# DIRECTIONS:
All entries are to be quoted exactly; the images stay out of the copy.

# EXTRACTED RECORDS:
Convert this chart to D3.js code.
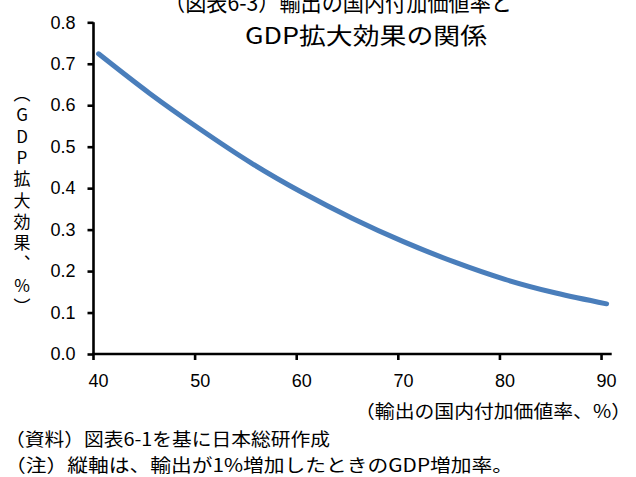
<!DOCTYPE html>
<html lang="ja">
<head>
<meta charset="UTF-8">
<title>輸出の国内付加価値率とGDP拡大効果の関係</title>
<style>
  body { margin: 0; padding: 0; background: #fff; }
  svg { display: block; font-family: "Liberation Sans", Arial, "Noto Sans CJK JP", sans-serif; }
  .jp { font-family: "Noto Sans CJK JP", sans-serif; }
  .axis path, .axis line { stroke: #000; stroke-width: 2.6px; }
  .axis text { font-size: 18px; fill: #000; }
</style>
</head>
<body>
<div id="chart"></div>
<script src="https://d3js.org/d3.v7.min.js"></script>
<script>
// 横軸: 輸出の国内付加価値率（%）、40〜90 の各整数が1カテゴリ
const categories = d3.range(40, 91);
const tickValues = [40, 50, 60, 70, 80, 90];
const yTicks = [0.0, 0.1, 0.2, 0.3, 0.4, 0.5, 0.6, 0.7, 0.8];

// 図から読み取った値（5%刻み）
const rateX = [40, 45, 50, 55, 60, 65, 70, 75, 80, 85, 90];
const gdpEffect = [0.724, 0.629, 0.542, 0.461, 0.390, 0.327, 0.271, 0.222, 0.180, 0.147, 0.121];

const titleLines = ["（図表6-3）輸出の国内付加価値率と", "GDP拡大効果の関係"];
const yTitle = "（GDP拡大効果、%）";
const xTitle = "（輸出の国内付加価値率、%）";
const notes = ["（資料）図表6-1を基に日本総研作成", "（注）縦軸は、輸出が1%増加したときのGDP増加率。"];

const W = 636, H = 477;
const plot = { left: 93.5, right: 611.7, top: 22.3, bottom: 354 };

const svg = d3.select("#chart").append("svg")
    .attr("width", W)
    .attr("height", H);

const x = d3.scaleBand()
    .domain(categories)
    .range([plot.left, plot.right])
    .paddingInner(0).paddingOuter(0);

const y = d3.scaleLinear()
    .domain([0, 0.8])
    .range([plot.bottom, plot.top]);

// 線
const line = d3.line()
    .x((d, i) => x(rateX[i]) + x.bandwidth() / 2)
    .y(d => y(d))
    .curve(d3.curveMonotoneX);

svg.append("path")
    .datum(gdpEffect)
    .attr("fill", "none")
    .attr("stroke", "#4a7ebb")
    .attr("stroke-width", 5)
    .attr("stroke-linecap", "round")
    .attr("d", line);

// 縦軸
const yAxis = svg.append("g")
    .attr("class", "axis")
    .attr("transform", `translate(${plot.left},0)`)
    .call(d3.axisLeft(y).tickValues(yTicks).tickFormat(d3.format(".1f")).tickSize(6).tickPadding(12));
yAxis.select(".domain").attr("d", `M0,${plot.top}V${plot.bottom}`);

// 横軸（目盛りはカテゴリ境界、ラベルはカテゴリ中央）
const xAxis = svg.append("g")
    .attr("class", "axis")
    .attr("transform", `translate(0,${plot.bottom})`);
xAxis.append("line")
    .attr("x1", plot.left - 1.3).attr("x2", plot.right)
    .attr("y1", 0).attr("y2", 0);
const xt = xAxis.selectAll(".tick")
    .data(tickValues)
    .enter().append("g")
    .attr("class", "tick");
xt.append("line")
    .attr("x1", d => x(d)).attr("x2", d => x(d))
    .attr("y1", 0).attr("y2", 6);
xt.append("text")
    .attr("x", d => x(d) + x.bandwidth() / 2)
    .attr("y", 33)
    .attr("text-anchor", "middle")
    .text(d => d);

// タイトル（上端で切れているのは元図どおり）
svg.append("text")
    .attr("class", "jp")
    .attr("x", 338).attr("y", 11)
    .attr("text-anchor", "middle")
    .attr("font-size", 23)
    .attr("textLength", 348).attr("lengthAdjust", "spacingAndGlyphs")
    .text(titleLines[0]);
svg.append("text")
    .attr("class", "jp")
    .attr("x", 366).attr("y", 44)
    .attr("text-anchor", "middle")
    .attr("font-size", 23)
    .attr("textLength", 242).attr("lengthAdjust", "spacingAndGlyphs")
    .text(titleLines[1]);

// 縦軸タイトル（1文字ずつ縦に並べる、1つのtext要素で文字ごとに位置指定）
const vertForm = { "（": "︵", "）": "︶", "、": "︑" };
const yChars = Array.from(yTitle).map(c => vertForm[c] || c);
svg.append("text")
    .attr("class", "jp")
    .attr("x", yChars.map(() => 22).join(" "))
    .attr("y", yChars.map((c, i) => 100 + i * 21.3).join(" "))
    .attr("text-anchor", "middle")
    .attr("font-size", 17)
    .text(yChars.join(""));

// 横軸タイトル
svg.append("text")
    .attr("class", "jp")
    .attr("x", 631).attr("y", 418)
    .attr("text-anchor", "end")
    .attr("font-size", 18)
    .attr("textLength", 276).attr("lengthAdjust", "spacingAndGlyphs")
    .text(xTitle);

// 注記
svg.append("text")
    .attr("class", "jp")
    .attr("x", 5).attr("y", 446)
    .attr("font-size", 18)
    .attr("textLength", 325).attr("lengthAdjust", "spacingAndGlyphs")
    .text(notes[0]);
svg.append("text")
    .attr("class", "jp")
    .attr("x", 5).attr("y", 472)
    .attr("font-size", 18)
    .attr("textLength", 508).attr("lengthAdjust", "spacingAndGlyphs")
    .text(notes[1]);
</script>
</body>
</html>
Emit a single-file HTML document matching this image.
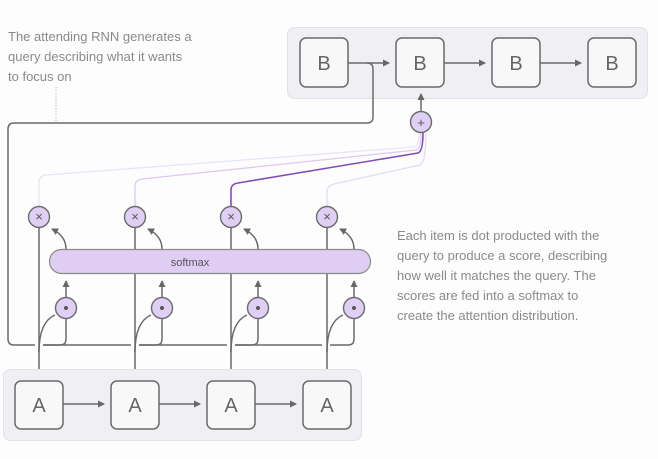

# FINISHED EXERCISE:
Convert this chart to D3.js code.
<!DOCTYPE html>
<html lang="ja">
<head>
<meta charset="UTF-8">
<title>輸出の国内付加価値率とGDP拡大効果の関係</title>
<style>
  body { margin: 0; padding: 0; background: #fff; }
  svg { display: block; font-family: "Liberation Sans", Arial, "Noto Sans CJK JP", sans-serif; }
  .jp { font-family: "Noto Sans CJK JP", sans-serif; }
  .axis path, .axis line { stroke: #000; stroke-width: 2.6px; }
  .axis text { font-size: 18px; fill: #000; }
</style>
</head>
<body>
<div id="chart"></div>
<script src="https://d3js.org/d3.v7.min.js"></script>
<script>
// 横軸: 輸出の国内付加価値率（%）、40〜90 の各整数が1カテゴリ
const categories = d3.range(40, 91);
const tickValues = [40, 50, 60, 70, 80, 90];
const yTicks = [0.0, 0.1, 0.2, 0.3, 0.4, 0.5, 0.6, 0.7, 0.8];

// 図から読み取った値（5%刻み）
const rateX = [40, 45, 50, 55, 60, 65, 70, 75, 80, 85, 90];
const gdpEffect = [0.724, 0.629, 0.542, 0.461, 0.390, 0.327, 0.271, 0.222, 0.180, 0.147, 0.121];

const titleLines = ["（図表6-3）輸出の国内付加価値率と", "GDP拡大効果の関係"];
const yTitle = "（GDP拡大効果、%）";
const xTitle = "（輸出の国内付加価値率、%）";
const notes = ["（資料）図表6-1を基に日本総研作成", "（注）縦軸は、輸出が1%増加したときのGDP増加率。"];

const W = 636, H = 477;
const plot = { left: 93.5, right: 611.7, top: 22.3, bottom: 354 };

const svg = d3.select("#chart").append("svg")
    .attr("width", W)
    .attr("height", H);

const x = d3.scaleBand()
    .domain(categories)
    .range([plot.left, plot.right])
    .paddingInner(0).paddingOuter(0);

const y = d3.scaleLinear()
    .domain([0, 0.8])
    .range([plot.bottom, plot.top]);

// 線
const line = d3.line()
    .x((d, i) => x(rateX[i]) + x.bandwidth() / 2)
    .y(d => y(d))
    .curve(d3.curveMonotoneX);

svg.append("path")
    .datum(gdpEffect)
    .attr("fill", "none")
    .attr("stroke", "#4a7ebb")
    .attr("stroke-width", 5)
    .attr("stroke-linecap", "round")
    .attr("d", line);

// 縦軸
const yAxis = svg.append("g")
    .attr("class", "axis")
    .attr("transform", `translate(${plot.left},0)`)
    .call(d3.axisLeft(y).tickValues(yTicks).tickFormat(d3.format(".1f")).tickSize(6).tickPadding(12));
yAxis.select(".domain").attr("d", `M0,${plot.top}V${plot.bottom}`);

// 横軸（目盛りはカテゴリ境界、ラベルはカテゴリ中央）
const xAxis = svg.append("g")
    .attr("class", "axis")
    .attr("transform", `translate(0,${plot.bottom})`);
xAxis.append("line")
    .attr("x1", plot.left - 1.3).attr("x2", plot.right)
    .attr("y1", 0).attr("y2", 0);
const xt = xAxis.selectAll(".tick")
    .data(tickValues)
    .enter().append("g")
    .attr("class", "tick");
xt.append("line")
    .attr("x1", d => x(d)).attr("x2", d => x(d))
    .attr("y1", 0).attr("y2", 6);
xt.append("text")
    .attr("x", d => x(d) + x.bandwidth() / 2)
    .attr("y", 33)
    .attr("text-anchor", "middle")
    .text(d => d);

// タイトル（上端で切れているのは元図どおり）
svg.append("text")
    .attr("class", "jp")
    .attr("x", 338).attr("y", 11)
    .attr("text-anchor", "middle")
    .attr("font-size", 23)
    .attr("textLength", 348).attr("lengthAdjust", "spacingAndGlyphs")
    .text(titleLines[0]);
svg.append("text")
    .attr("class", "jp")
    .attr("x", 366).attr("y", 44)
    .attr("text-anchor", "middle")
    .attr("font-size", 23)
    .attr("textLength", 242).attr("lengthAdjust", "spacingAndGlyphs")
    .text(titleLines[1]);

// 縦軸タイトル（1文字ずつ縦に並べる、1つのtext要素で文字ごとに位置指定）
const vertForm = { "（": "︵", "）": "︶", "、": "︑" };
const yChars = Array.from(yTitle).map(c => vertForm[c] || c);
svg.append("text")
    .attr("class", "jp")
    .attr("x", yChars.map(() => 22).join(" "))
    .attr("y", yChars.map((c, i) => 100 + i * 21.3).join(" "))
    .attr("text-anchor", "middle")
    .attr("font-size", 17)
    .text(yChars.join(""));

// 横軸タイトル
svg.append("text")
    .attr("class", "jp")
    .attr("x", 631).attr("y", 418)
    .attr("text-anchor", "end")
    .attr("font-size", 18)
    .attr("textLength", 276).attr("lengthAdjust", "spacingAndGlyphs")
    .text(xTitle);

// 注記
svg.append("text")
    .attr("class", "jp")
    .attr("x", 5).attr("y", 446)
    .attr("font-size", 18)
    .attr("textLength", 325).attr("lengthAdjust", "spacingAndGlyphs")
    .text(notes[0]);
svg.append("text")
    .attr("class", "jp")
    .attr("x", 5).attr("y", 472)
    .attr("font-size", 18)
    .attr("textLength", 508).attr("lengthAdjust", "spacingAndGlyphs")
    .text(notes[1]);
</script>
</body>
</html>
Emit a single-file HTML document matching this image.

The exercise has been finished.